Generally too, the scapegoated child is the one who notices the dysfunction and abuse in their families. These children might not necessarily know that the family is dysfunctional or abusive in an objective way (children often see their families as 'normal' even when they are abusive). But these children are the ones who notice that punishments are unfair, that rules have arbitrarily been changed, that a sibling got unfairly cheated out of a promised reward for a behaviour (no TV even though the homework was done), etc. This child is dangerous to an abusive family system and the parents who run it. Again, the scapegoating process, including the related gaslighting help to destroy the credibility of this child so that the family can continue to (dys)function in the abusive way that it always had.

So, from my perspective, OK supported by some research, it is generally good to figure out why you were scapegoated. However, I have a sense that asking family members for explanations is perhaps a misguided idea. These family members were all part of the same dysfunctioning and abusive system and all participated, actively or as unwilling/unwitting participants and witnesses in supporting that system. My suspicion (and experience) is that asking 'why was I the scapegoat' would bring responses that fit the family script. I got phrases such as  'you were always so sensitive', 'you were such a troublemaker', 'you were too mouthy', etc. all of which fit the family script better than the truth 'I am sensitive and empathetic' so 'I noticed when things were going wrong' (converted to troublemaker) and incorrectly thought that 'pointing out the problems would be helpful' (now called mouthy). I think some of my family members were actively lying to me, others were telling me what they believed because of what they had learned from our family's mythology.
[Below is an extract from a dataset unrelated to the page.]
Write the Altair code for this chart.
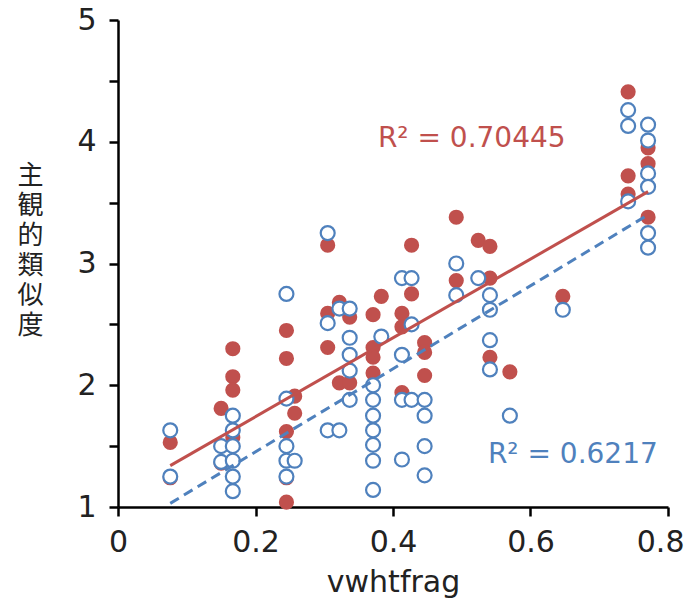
import altair as alt
import pandas as pd

# red series (filled)
red_x = [0.076, 0.076, 0.150, 0.150, 0.167, 0.167, 0.167, 0.167,
         0.245, 0.245, 0.245, 0.245, 0.245, 0.257, 0.257,
         0.305, 0.305, 0.305, 0.322, 0.322, 0.337, 0.337,
         0.371, 0.371, 0.371, 0.371, 0.383,
         0.413, 0.413, 0.413, 0.427, 0.427, 0.446, 0.446, 0.446,
         0.492, 0.492, 0.524, 0.541, 0.541, 0.541, 0.570, 0.647,
         0.742, 0.742, 0.742, 0.771, 0.771, 0.771]
red_y = [1.53, 1.24, 1.81, 1.36, 2.30, 2.07, 1.96, 1.57,
         2.45, 2.22, 1.62, 1.04, 1.24, 1.91, 1.77,
         3.15, 2.59, 2.31, 2.68, 2.02, 2.56, 2.02,
         2.58, 2.31, 2.23, 2.10, 2.73,
         2.59, 2.48, 1.94, 3.15, 2.75, 2.35, 2.27, 2.08,
         3.38, 2.86, 3.19, 3.14, 2.88, 2.23, 2.11, 2.73,
         4.41, 3.72, 3.57, 3.95, 3.82, 3.38]

# blue series (hollow)
blue_x = [0.076, 0.076, 0.150, 0.150,
          0.167, 0.167, 0.167, 0.167, 0.167, 0.167,
          0.245, 0.245, 0.245, 0.245, 0.245, 0.257,
          0.305, 0.305, 0.305, 0.322, 0.322,
          0.337, 0.337, 0.337, 0.337, 0.337,
          0.371, 0.371, 0.371, 0.371, 0.371, 0.371, 0.371, 0.383,
          0.413, 0.413, 0.413, 0.413, 0.427, 0.427, 0.427,
          0.446, 0.446, 0.446, 0.446,
          0.492, 0.492, 0.524, 0.541, 0.541, 0.541, 0.541, 0.570, 0.647,
          0.742, 0.742, 0.742, 0.771, 0.771, 0.771, 0.771, 0.771, 0.771]
blue_y = [1.63, 1.25, 1.50, 1.37,
          1.75, 1.63, 1.50, 1.38, 1.25, 1.13,
          2.75, 1.89, 1.50, 1.38, 1.25, 1.38,
          3.25, 2.51, 1.63, 2.63, 1.63,
          2.63, 2.39, 2.25, 2.12, 1.88,
          2.00, 1.88, 1.75, 1.63, 1.51, 1.38, 1.14, 2.40,
          2.88, 2.25, 1.88, 1.39, 2.88, 2.50, 1.88,
          1.88, 1.75, 1.50, 1.26,
          3.00, 2.74, 2.88, 2.74, 2.62, 2.37, 2.13, 1.75, 2.62,
          4.26, 4.13, 3.51, 4.14, 4.01, 3.74, 3.63, 3.25, 3.13]

# linear fit lines (endpoints)
fit_x = [0.076, 0.771]
red_fit_y = [1.34, 3.59]
blue_fit_y = [1.03, 3.40]

x_ticks = [0, 0.2, 0.4, 0.6, 0.8]
y_ticks = [1, 1.5, 2, 2.5, 3, 3.5, 4, 4.5, 5]
red_label = "R² = 0.70445"
blue_label = "R² = 0.6217"
y_title = "主観的類似度"
x_title = "vwhtfrag"

RED = "#C0504D"
BLUE = "#4F81BD"
FONT = "DejaVu Sans"
CJK = "Noto Sans CJK JP"
INK = "#222222"

red_df = pd.DataFrame({"x": red_x, "y": red_y})
blue_df = pd.DataFrame({"x": blue_x, "y": blue_y})
red_fit = pd.DataFrame({"x": fit_x, "y": red_fit_y})
blue_fit = pd.DataFrame({"x": fit_x, "y": blue_fit_y})

xs = alt.Scale(domain=[0, 0.8], nice=False, zero=False)
ys = alt.Scale(domain=[1, 5], nice=False, zero=False)

last_x = "datum.value >= 0.79"
x_axis = alt.Axis(values=x_ticks, title=x_title, grid=False, format="~g",
                  labelFlush=False,
                  labelAlign=alt.condition(last_x, alt.value("right"), alt.value("center")),
                  labelOffset=alt.condition(last_x, alt.value(16), alt.value(0)),
                  domainColor="black", domainWidth=2.5, tickColor="black",
                  tickWidth=2.5, tickSize=9, labelPadding=11, labelFontSize=30,
                  labelColor=INK, labelFont=FONT, titleFont=FONT,
                  titleFontSize=30, titleFontWeight="normal", titleColor=INK,
                  titleBaseline="alphabetic", titleY=84)
y_axis = alt.Axis(values=y_ticks, title=list(y_title), grid=False,
                  labelExpr="datum.value % 1 == 0 ? format(datum.value, 'd') : ''",
                  labelFlush=False,
                  domainColor="black", domainWidth=2.5, tickColor="black",
                  tickWidth=2.5, tickSize=9, labelPadding=13, labelFontSize=30,
                  labelColor=INK, labelFont=FONT, titleFont=CJK,
                  titleFontSize=26, titleFontWeight="normal", titleColor=INK,
                  titleAngle=0, titleAlign="center", titleBaseline="top",
                  titleX=-88, titleY=142, titleLineHeight=30)

red_pts = alt.Chart(red_df).mark_circle(size=230, color=RED, opacity=1).encode(
    x=alt.X("x:Q", scale=xs, axis=x_axis),
    y=alt.Y("y:Q", scale=ys, axis=y_axis),
)
blue_pts = alt.Chart(blue_df).mark_point(
    shape="circle", size=195, filled=False, fill="white", fillOpacity=1,
    stroke=BLUE, strokeWidth=2.2, opacity=1).encode(
    x=alt.X("x:Q", scale=xs), y=alt.Y("y:Q", scale=ys))

red_line = alt.Chart(red_fit).mark_line(color=RED, strokeWidth=3).encode(
    x=alt.X("x:Q", scale=xs), y=alt.Y("y:Q", scale=ys))
blue_line = alt.Chart(blue_fit).mark_line(
    color=BLUE, strokeWidth=3, strokeDash=[10, 6]).encode(
    x=alt.X("x:Q", scale=xs), y=alt.Y("y:Q", scale=ys))

red_txt = alt.Chart(pd.DataFrame({"t": [red_label]})).mark_text(
    align="left", baseline="middle", fontSize=28, font=FONT, color=RED).encode(
    x=alt.datum(0.378), y=alt.datum(4.025), text="t:N")
blue_txt = alt.Chart(pd.DataFrame({"t": [blue_label]})).mark_text(
    align="left", baseline="middle", fontSize=28, font=FONT, color=BLUE).encode(
    x=alt.datum(0.538), y=alt.datum(1.425), text="t:N")

chart = alt.layer(red_pts, blue_pts, red_line, blue_line, red_txt, blue_txt).properties(
    width=550, height=487,
    autosize=alt.AutoSizeParams(type="none"),
    padding={"left": 110, "top": 12, "right": 16, "bottom": 96},
    background="white",
).configure_view(stroke=None)

chart.save("out.html", embed_options={"renderer": "svg", "actions": False})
The take away idea: if you were scapegoated there is a fairly high probability that it was because you were the gifted one in the family. It is also unlikely that family members will ever say that to you because the ones who know it will lie and the others believe that lies that the ones in the know tell (unless they have gone for a substantial amount of therapy or similar work themselves).


ah

I think it's a really interesting question but I'd never ask my FOO, it'd be a bit like asking a rattlesnake why it keeps biting me.
Even the relatively kind members of my "family", the empathic ones, weren't quite as kind as they'd want to believe. They never helped, never took a stand or took responsibility for their own actions.
But I do think about it and wonder about the dynamics of it.

One reason I think is dysfunctional families need a scapegoat, so someone's going to be it. They can't survive without a scapegoat, it's the glue that holds their craziness together. I guess it might end up being the child who attracts the most attention.

I have a hard time seeing my own worth (because I feel I have none...) but I totally agree it's often the child who's the most sensitive, caring, compassionate, smart, socially aware who ends up the scapegoat because they'd pose more danger of exposure.

Someone else needed a scapegoat, we happened to be there, so we were used like pawns. It's mind boggling to realize we were used to such an extent, with no realization that we're living beings.

In my case my older sibling was silent whereas I talked back and attracted attention to myself, so I was it. I exposed my values and empathy by trying to protect my sibling, so I paid for it. My sibling never protected me, only used and hurt me too, so I guess I fit the scapegoat profile, my sibling didn't fit.

Plus I was a good source of narcissistic supply because I was a prodigy. This made me the perfect choice. The whole family gravitated around me and put impossible pressure on me. I was both the golden child and the scapegoat, constantly in the center of attention with demented extreme bizarre rules made just for me because I was "different" from all other kids. It wasn't ever love, it was attention. I was sucked dry then discarded when I couldn't be used anymore.

i like vanilla,
I think they were abusive because they're abusive people. I'd resist that sort of exercise too. I won't normalize abuse by giving it sensible narratives, pain doesn't excuse abuse.
Serial killers have their "why"'s too but that doesn't stop the system from punishing them if they're caught.